Looking for a pair of Atomic Metron B5's in a 172.


----------



## drjeff (Jan 5, 2010)

Happy Jack said:


> Looking for a pair of Atomic Metron B5's in a 178.



If I'm not mistaken (and I own 2 pairs of them and they're my current ski) Atomic only made them upto a 172.  And as a 6'3" 225lb guy who grew up with a racing background and likes to ski everywhere nowadays,  that's plenty long enough and stable enough for just about any mortal out there


----------



## Happy Jack (Jan 5, 2010)

Yep, believe you are correct.  they made them in 152, 162 & 172.  Thanks for catching the typo!

M


----------



## thinnmann (Jan 7, 2010)

Awesome ski - I know a couple people looking for that ski, including me.  New, used or whatever...  If anyone finds any in ANY length, any condition, please let me know.  Thanks!


----------



## Beetlenut (Jan 7, 2010)

Just skied on my 172's for the first time two weeks ago. Heavy, but they rip. Need a few more days to get use to them. Hopefully day two next week! :beer:


----------



## andyzee (Jan 7, 2010)

Hard one to find since they're not made any more, found this one Metron 11 B5 in a 170 for $555.95. This ski is a cross between the B5 and M11, so it's a bit more forgiving. Also, you may want to look at the Nordica Hot Rod Jet Fuel if you look at this year model go with the TI version as it's the stiffer ski. I think it's very comparable to the B5.


----------



## drjeff (Jan 7, 2010)

andyzee said:


> Hard one to find since they're not made any more, found this one Metron 11 B5 in a 170 for $555.95. This ski is a cross between the B5 and M11, so it's a bit more forgiving. Also, you may want to look at the Nordica Hot Rod Jet Fuel if you look at this year model go with the TI version as it's the stiffer ski. I think it's very comparable to the B5.




I was really heartbroken when I first heard 2 years ago that Atmoic was going to stop making the B5 - there was apparently enough backlash over it that they actually extended it's run 1 more year (last season).  What they were touting as it's replacement at the time, the Nomad Crimson Ti, while a good ski in it's own right, isn't the B5 especially when it comes to med/short radius turns on groomed/hard snow IMHO.

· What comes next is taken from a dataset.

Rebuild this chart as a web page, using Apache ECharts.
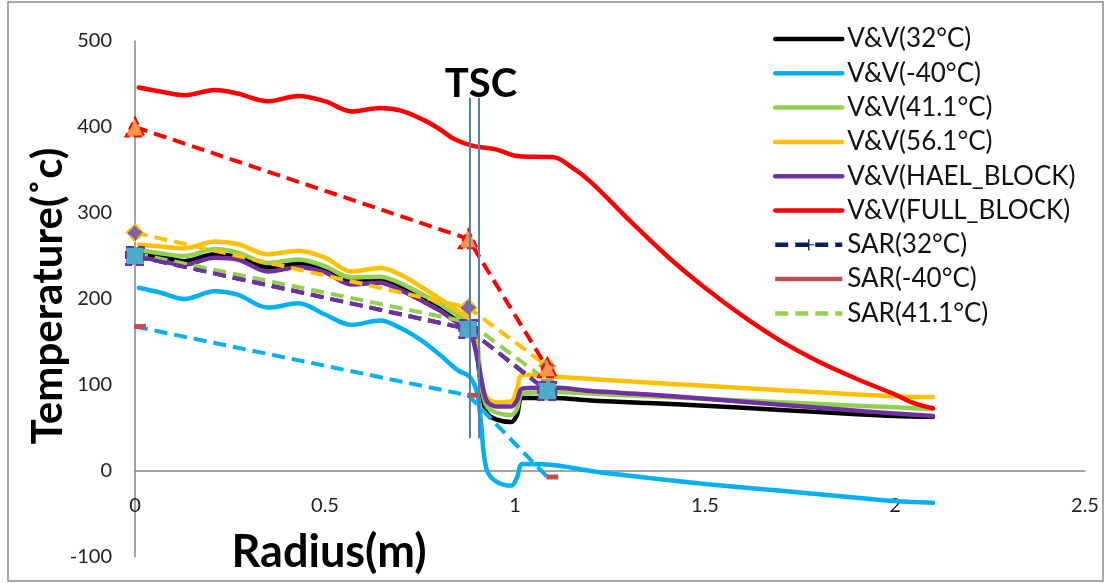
<!DOCTYPE html>
<html>
<head>
<meta charset="utf-8">
<script src="https://cdn.jsdelivr.net/npm/echarts@6/dist/echarts.min.js"></script>
<style>
  html, body { margin: 0; padding: 0; background: #ffffff; }
  #chart { width: 1110px; height: 583px; }
</style>
</head>
<body>
<div id="chart"></div>
<script>
// Radial temperature profiles (m, °C)
const radius = [0.01, 0.07, 0.13, 0.21, 0.27, 0.35, 0.43, 0.5, 0.57, 0.645, 0.7, 0.75, 0.8, 0.85, 0.88,
                0.9, 0.91, 0.925, 0.95, 0.99, 1.005, 1.02, 1.1, 1.2, 1.35, 1.5, 1.7, 1.9, 2.0, 2.1];
const vv32     = [253, 249, 244, 252, 249, 237, 241, 235, 221, 223, 213, 201, 189, 174, 165,
                  135, 100, 68, 60, 57, 65, 85, 85, 82, 79, 76, 71, 66, 64, 63];
const vvMinus40 = [213, 207, 200, 209, 205, 190, 195, 182, 170, 175, 166, 153, 136, 117, 110,
                  92, 58, 2, -12, -17, -8, 8, 7, 0, -8, -15, -23, -31, -35, -37];
const vv41     = [257, 253, 250, 258, 254, 242, 246, 238, 225, 226, 218, 207, 195, 180, 171,
                  145, 102, 76, 68, 65, 72, 90, 92, 90, 87, 84, 80, 76, 74, 72];
const vv56     = [263, 261, 259, 267, 264, 252, 256, 248, 232, 236, 228, 215, 201, 186, 176,
                  152, 108, 86, 80, 81, 95, 112, 110, 107, 103, 99, 94, 89, 87, 86];
const vvHael   = [249, 244, 240, 248, 246, 232, 237, 231, 217, 219, 210, 199, 187, 172, 164,
                  133, 110, 82, 75, 75, 82, 96, 97, 93, 89, 84, 77, 70, 67, 64];

// Fully blocked case has its own radial sampling
const fullRadius = [0.01, 0.07, 0.13, 0.21, 0.27, 0.35, 0.43, 0.5, 0.57, 0.645, 0.7, 0.76, 0.8, 0.84, 0.89,
                    0.95, 1.01, 1.1, 1.15, 1.2, 1.3, 1.4, 1.5, 1.6, 1.7, 1.8, 1.9, 2.0, 2.05, 2.1];
const vvFull     = [446, 441, 437, 443, 439, 430, 436, 430, 418, 422, 419, 408, 398, 386, 378,
                    374, 366, 365, 353, 336, 292, 250, 213, 180, 151, 127, 107, 89, 79, 73];

// SAR reference points
const sarRadius  = [0, 0.877, 1.085];
const sar32      = [250, 165, 93];
const sarMinus40 = [168, 88, -7];
const sar41      = [253, 173, 105];
const sar56      = [277, 190, 122];
const sarHael    = [250, 165, 93];
const sarFull    = [400, 270, 120];

// TSC boundaries (m) and drawn vertical extent (°C)
const tscEdges = [0.882, 0.905];
const tscSpan  = [38, 434];

const legendNames = ['V&V(32°C)', 'V&V(-40°C)', 'V&V(41.1°C)', 'V&V(56.1°C)', 'V&V(HAEL_BLOCK)',
                     'V&V(FULL_BLOCK)', 'SAR(32°C)', 'SAR(-40°C)', 'SAR(41.1°C)'];

const pair = (xs, ys) => xs.map((x, i) => [x, ys[i]]);
const FONT = 'Lato, "Open Sans", sans-serif';
const DASH = [13, 7];

function vvSeries(name, xs, values, color) {
  return {
    name, type: 'line', data: pair(xs, values),
    symbol: 'none', smooth: 0.35,
    lineStyle: { color, width: 4.5, cap: 'round', join: 'round' }, itemStyle: { color },
    emphasis: { disabled: true }
  };
}

function sarSeries(name, values, lineColor, symbol, symbolSize, fill, border, extra) {
  return Object.assign({
    name, type: 'line', data: pair(sarRadius, values),
    symbol, symbolSize,
    lineStyle: { color: lineColor, width: 4, type: DASH },
    itemStyle: { color: fill, borderColor: border, borderWidth: border ? 2 : 0, borderType: 'dashed' },
    emphasis: { disabled: true }
  }, extra || {});
}

const plusPath = 'path://M4.4,0h1.2v14h-1.2z M0,6.4h10v1.2h-10z';

const series = [
  vvSeries('V&V(32°C)', radius, vv32, '#000000'),
  vvSeries('V&V(-40°C)', radius, vvMinus40, '#00B0F0'),
  vvSeries('V&V(41.1°C)', radius, vv41, '#92D050'),
  vvSeries('V&V(56.1°C)', radius, vv56, '#FFC000'),
  vvSeries('V&V(HAEL_BLOCK)', radius, vvHael, '#7030A0'),
  vvSeries('V&V(FULL_BLOCK)', fullRadius, vvFull, '#FF0000'),
  sarSeries('SAR(32°C)', sar32, '#002060', plusPath, [10, 14], '#002060', null),
  sarSeries('SAR(-40°C)', sarMinus40, '#00B0F0', 'rect', [12, 5], '#C0504D', null, { symbolOffset: [5, 0] }),
  sarSeries('SAR(41.1°C)', sar41, '#92D050', 'rect', [13, 4], '#8DB04E', null),
  sarSeries('SAR(56.1°C)', sar56, '#FFC000', 'diamond', 17, '#8064A2', '#FFC000'),
  sarSeries('SAR(HAEL_BLOCK)', sarHael, '#7030A0', 'rect', 18, '#4BACC6', '#7030A0'),
  sarSeries('SAR(FULL_BLOCK)', sarFull, '#FF0000', 'triangle', 19, '#F79646', '#FF0000'),
  {
    name: 'TSC', type: 'line', data: [], z: 5, silent: true,
    markLine: {
      silent: true, symbol: ['none', 'none'], animation: false,
      label: { show: false },
      lineStyle: { color: '#4F81BD', width: 2, type: 'solid' },
      data: tscEdges.map(x => [{ coord: [x, tscSpan[0]] }, { coord: [x, tscSpan[1]] }])
    }
  }
];

// Legend samples: plain lines, except the navy "+" marker of SAR(32°C)
const hidden = { color: 'rgba(0,0,0,0)', borderWidth: 0, opacity: 0 };
const legendData = legendNames.map(n => {
  if (n === 'SAR(-40°C)') {
    return { name: n, lineStyle: { color: '#C0504D', type: 'solid' }, itemStyle: hidden };
  }
  if (n === 'SAR(32°C)') return { name: n };
  return { name: n, itemStyle: hidden };
});

const chart = echarts.init(document.getElementById('chart'), null, { renderer: 'canvas' });
chart.setOption({
  animation: false,
  backgroundColor: '#ffffff',
  grid: { left: 135, right: 25, top: 41, bottom: 26, containLabel: false, outerBoundsMode: 'none' },
  legend: {
    data: legendData, orient: 'vertical', left: 773, top: 24, padding: 0,
    itemWidth: 67, itemHeight: 14, itemGap: 4.3,
    selectedMode: false,
    lineStyle: { width: 4.5 },
    textStyle: { fontFamily: FONT, fontSize: 26, color: '#111111', lineHeight: 30 }
  },
  xAxis: {
    type: 'value', min: 0, max: 2.5, interval: 0.5,
    axisLine: { onZero: true, lineStyle: { color: '#868686', width: 1.5 } },
    axisTick: { show: false },
    splitLine: { show: false },
    axisLabel: { fontFamily: FONT, fontSize: 20, color: '#222222', margin: -61 }
  },
  yAxis: {
    type: 'value', min: -100, max: 500, interval: 100,
    axisLine: { show: true, lineStyle: { color: '#868686', width: 1.5 } },
    axisTick: { show: false },
    splitLine: { show: false },
    axisLabel: { fontFamily: FONT, fontSize: 20, color: '#222222', margin: 23 }
  },
  graphic: [
    { type: 'rect', silent: true, z: -1,
      shape: { x: 8, y: 2, width: 1095, height: 579 },
      style: { fill: 'none', stroke: '#8c8c8c', lineWidth: 1.5 } },
    { type: 'text', silent: true, x: 48, y: 296, rotation: Math.PI / 2,
      style: { text: 'Temperature(˚c)', font: 'bold 42px ' + FONT, fill: '#000000', align: 'center', verticalAlign: 'middle' } },
    { type: 'text', silent: true, x: 329, y: 552,
      style: { text: 'Radius(m)', font: 'bold 45px ' + FONT, fill: '#000000', align: 'center', verticalAlign: 'middle' } },
    { type: 'text', silent: true, x: 481, y: 84,
      style: { text: 'TSC', font: 'bold 40px ' + FONT, fill: '#000000', align: 'center', verticalAlign: 'middle' } }
  ],
  series
});
</script>
</body>
</html>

For me atleast for the last now 4 seasons, the B5 has been my 1 ski quiver and much to my suprise (and the joy of my wife) really hasn't had me doing anything more than some casual looking at other skis to add to my quiver.  Even to the point that early season 2 years ago when my 1st pair of B5's ended up on the loosing edge of an encounter with a big chunk of the ledge on the appropriately named "ledge" trail at Mount Snow and I ripped out about a 4" chunk of edge    the thought to get as a replacement anything but another pair of B5's never once crossed my mind.  Total B5 lovefest on my part


----------